Reste que ce statu quo est plutôt fâcheux puisque l’érosion de la biodiversité est devenue une source d’inquiétude…
Drame écologique, drame économique
L’érosion de la biodiversité est un sujet grave qui a longtemps été perçu comme secondaire en comparaison du réchauffement climatique. Pourtant, les scientifiques tirent aujourd’hui la sonnette d’alarme : le rythme actuel de perte d’espèces dû aux activités humaines est « plus de 100 fois supérieur à celui de l’extinction naturelle », selon l’ONU. Le rapport Sukhdev, chargé d’évaluer les coûts économiques du déclin progressif de la biodiversité, estime, quant à lui, que « d’ici 2050, une diminution de 11 % des zones naturelles restantes en 2000 est à craindre. (…) Près de 40 % des terres actuellement exploitées pour des formes d’agriculture peu intensive pourraient être converties en terres d’agriculture intensive, ce qui entrainerait des pertes supplémentaires de biodiversité. Enfin, 60 % des récifs coralliens risquent de disparaitre d’ici 2030 du fait de la pêche, des maladies, des espèces allogènes envahissantes et du blanchissement des coraux lié au changement climatique ».

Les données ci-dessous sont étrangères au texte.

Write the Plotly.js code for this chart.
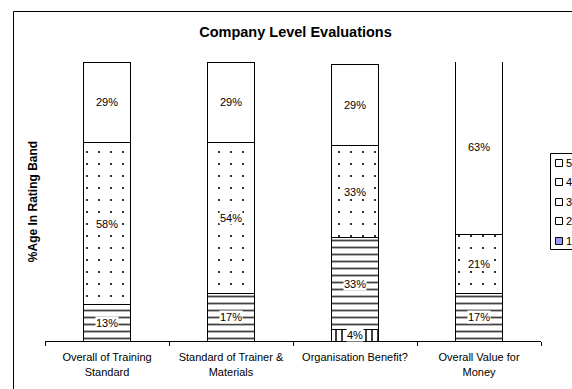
<!DOCTYPE html>
<html>
<head>
<meta charset="utf-8">
<script src="https://cdn.plot.ly/plotly-3.0.1.min.js"></script>
<style>
  html, body { margin: 0; padding: 0; background: #fff; }
  #chart { width: 572px; height: 389px; }
</style>
</head>
<body>
<div id="chart"></div>
<script>
// Rating questions along the category axis
const categories = [
  'Overall of Training<br>Standard',
  'Standard of Trainer &<br>Materials',
  'Organisation Benefit?',
  'Overall Value for<br>Money'
];

// Percentage of responses in each rating band (1 = lowest, 5 = highest)
const band1 = [0, 0, 0, 0];
const band2 = [0, 0, 4, 0];
const band3 = [13, 17, 33, 17];
const band4 = [58, 54, 33, 21];
const band5 = [29, 29, 29, 63];

const bandNames = ['1', '2', '3', '4', '5'];
const bands = [band1, band2, band3, band4, band5];

// Layout geometry (pixels)
const W = 572, H = 389;
const M = { l: 45, r: 31, t: 62, b: 48 };
const plotW = W - M.l - M.r, plotH = H - M.t - M.b;
const px = x => (x - M.l) / plotW;           // pixel x -> paper x
const py = y => (H - M.b - y) / plotH;       // pixel y -> paper y

const FONT = 'Liberation Sans, Arial, sans-serif';

function bandTrace(name, vals, color, pattern) {
  const t = {
    type: 'bar',
    name: name,
    x: categories,
    y: vals,
    hoverinfo: 'skip',
    showlegend: false,
    marker: { color: color, line: { color: '#000', width: 1 } }
  };
  if (pattern) t.marker.pattern = pattern;
  return t;
}

const traces = [
  bandTrace(bandNames[0], band1, '#9999ff'),
  bandTrace(bandNames[1], band2, '#ffffff',
    { shape: '|', size: 6, solidity: 0.25, fgcolor: '#000', fgopacity: 1 }),
  bandTrace(bandNames[2], band3, '#ffffff',
    { shape: '-', size: 7, solidity: 0.26, fgcolor: '#444', fgopacity: 1 }),
  bandTrace(bandNames[3], band4, '#ffffff',
    { shape: '.', size: 12, solidity: 0.025, fgcolor: '#000', fgopacity: 1 }),
  bandTrace(bandNames[4], band5, '#ffffff')
];

// Value labels centred in each stacked segment, drawn above every bar
const annotations = [];
categories.forEach((cat, ci) => {
  let base = 0;
  bands.forEach(vals => {
    const v = vals[ci];
    if (v > 0) {
      annotations.push({
        xref: 'x', yref: 'y', x: cat, y: base + v / 2,
        text: v + '%', showarrow: false,
        xanchor: 'center', yanchor: 'middle',
        bgcolor: '#ffffff', borderpad: 0,
        font: { family: FONT, size: 11, color: '#000' }
      });
    }
    base += v;
  });
});

// Chart frame and hand-built legend box: bands listed 5 -> 1 from top to bottom
const shapes = [
  { type: 'rect', xref: 'paper', yref: 'paper',
    x0: px(13.5), x1: px(W + 20), y0: py(H + 20), y1: py(11.5),
    line: { color: '#000', width: 1 }, fillcolor: 'rgba(0,0,0,0)', layer: 'below' },
  { type: 'rect', xref: 'paper', yref: 'paper',
    x0: px(550.5), x1: px(W + 20), y0: py(249.5), y1: py(153.5),
    line: { color: '#000', width: 1 }, fillcolor: '#fff' }
];
const legendRows = [163, 182, 202, 221, 241];
const legendColors = ['#ffffff', '#ffffff', '#ffffff', '#ffffff', '#9999ff'];
legendRows.forEach((ry, i) => {
  shapes.push({ type: 'rect', xref: 'paper', yref: 'paper',
    x0: px(555.5), x1: px(562.5), y0: py(ry + 3.5), y1: py(ry - 3.5),
    line: { color: '#000', width: 1 }, fillcolor: legendColors[i] });
  annotations.push({ xref: 'paper', yref: 'paper', x: px(563.5), y: py(ry),
    xanchor: 'left', yanchor: 'middle', showarrow: false,
    text: bandNames[4 - i], font: { family: FONT, size: 11, color: '#000' } });
});

const layout = {
  width: W, height: H,
  margin: M,
  paper_bgcolor: '#fff',
  plot_bgcolor: '#fff',
  font: { family: FONT, size: 11, color: '#000' },
  title: {
    text: '<b>Company Level Evaluations</b>',
    font: { family: FONT, size: 14.5, color: '#000' },
    x: px(295.5), xref: 'paper', xanchor: 'center',
    y: 1 - 32 / H, yref: 'container', yanchor: 'middle'
  },
  barmode: 'stack',
  bargap: 0.613,
  showlegend: false,
  xaxis: {
    type: 'category',
    showline: true, linecolor: '#000', linewidth: 1,
    ticks: 'outside', tickson: 'boundaries', ticklen: 4, tickcolor: '#000',
    ticklabelstandoff: 6,
    showgrid: false, zeroline: false,
    tickfont: { family: FONT, size: 11, color: '#000' },
    fixedrange: true
  },
  yaxis: {
    range: [0, 100],
    showline: false, showgrid: false, zeroline: false,
    showticklabels: false, ticks: '',
    title: { text: '<b>%Age In Rating Band</b>',
      font: { family: FONT, size: 12, color: '#000' }, standoff: 3 },
    fixedrange: true
  },
  shapes: shapes,
  annotations: annotations
};

Plotly.newPlot('chart', traces, layout, { displayModeBar: false, staticPlot: true });
</script>
</body>
</html>
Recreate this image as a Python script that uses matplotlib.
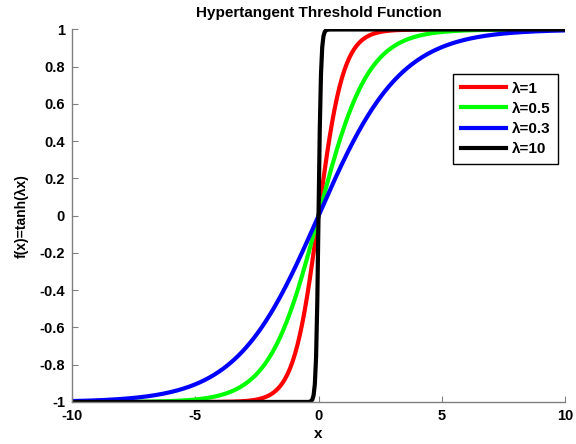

Or 40 % de notre économie dépend directement de la biodiversité (nourriture, eau, fibres, médicaments…). Son érosion signifie donc une perte de services rendus par la nature et représente un péril alimentaire et économique. Ce sont les populations les plus fragiles qui en pâtiront le plus. Voila pourquoi il est tout à fait étrange que les pays du G77, dont certains sont les potentielles premières victimes du déclin de la biodiversité, bloquent l’IBPES, véritable outil de lutte contre tout scénario catastrophe.